My Darling Boy could be seen as a reminder that death is ever present (Olney knows that from writing obituaries), making it important to treasure the days we have. But neither life nor the novel are that simple. Mireille represents hope, even if it is only the hope of having another good day before she can no longer breathe. Cully, on the other hand, never has a good day and, although he tells himself that he’ll get clean, he has no real hope of achieving a better state than oblivion.
Olney thinks: “You can’t live without hope, and you wouldn’t want to.” But when that thought resurfaces later in the novel, “he thinks hope contradicts the future, doesn’t it? He thinks of all the people who have come and gone in his life, and how once they start going, they don’t stop.” Hope and death are antagonists in a competition that death will always win.
The story also explores fear of abandonment, a fear that has been an important part of Olney’s life. “He can’t be the last person to leave a meeting or a social gathering. He doesn’t mind solitude. He minds being left behind.” Cully feels he was abandoned by his father, although Cully is the one who ran away from home — and who repeatedly runs away from Olney, rehab, and life. His sense of abandonment might be irrational, or it might be a convenient excuse to find oblivion with oxy, but how people feel is how they feel.

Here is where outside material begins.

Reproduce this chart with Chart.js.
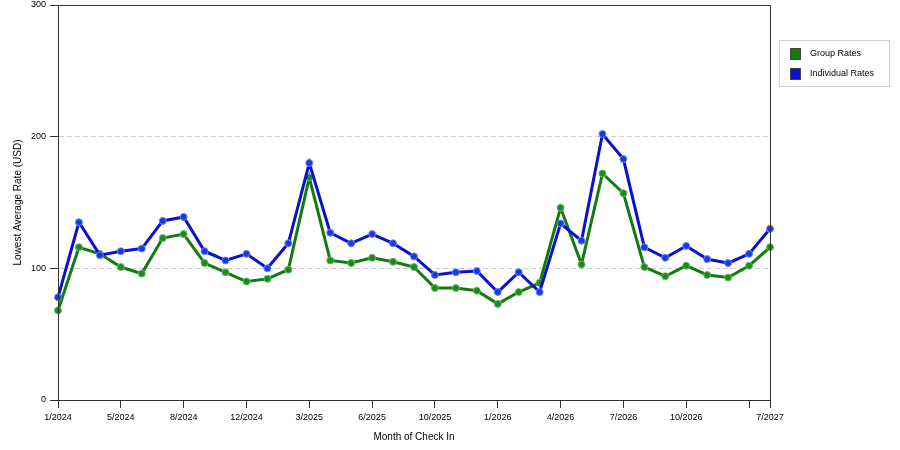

Novels about addiction often reinforce the truism that it is impossible to help someone who doesn’t want to be helped. Cully’s AA sponsor understands that even if Cully doesn’t want to be helped (and thus will not fundamentally change), people need to be there for him so he can at least survive. Olney repeatedly urges Cully to get into rehab but Cully has a cynical view of the industry: “They aren’t in the recovery business. They’re in the moneymaking business. And there’s more money in relapse than in recovery.” Is this a valid criticism or an excuse delivered by an addict who isn’t ready to live without drugs? Perhaps both are true.
These are insightful themes, delivered in a plot that meanders a bit. My Darling Boy fits the definition of a novel as a messy house, but the mess is carefully controlled, each new diversion — from an unexpected gunshot to Olney’s waking visions of a future in which Cully is healthy and productive — adds something noteworthy to the story. The novel does a good bit of truth telling without becoming preachy. As a story of difficult lives spent navigating a complex world, My Darling Boy is the best kind of domestic drama.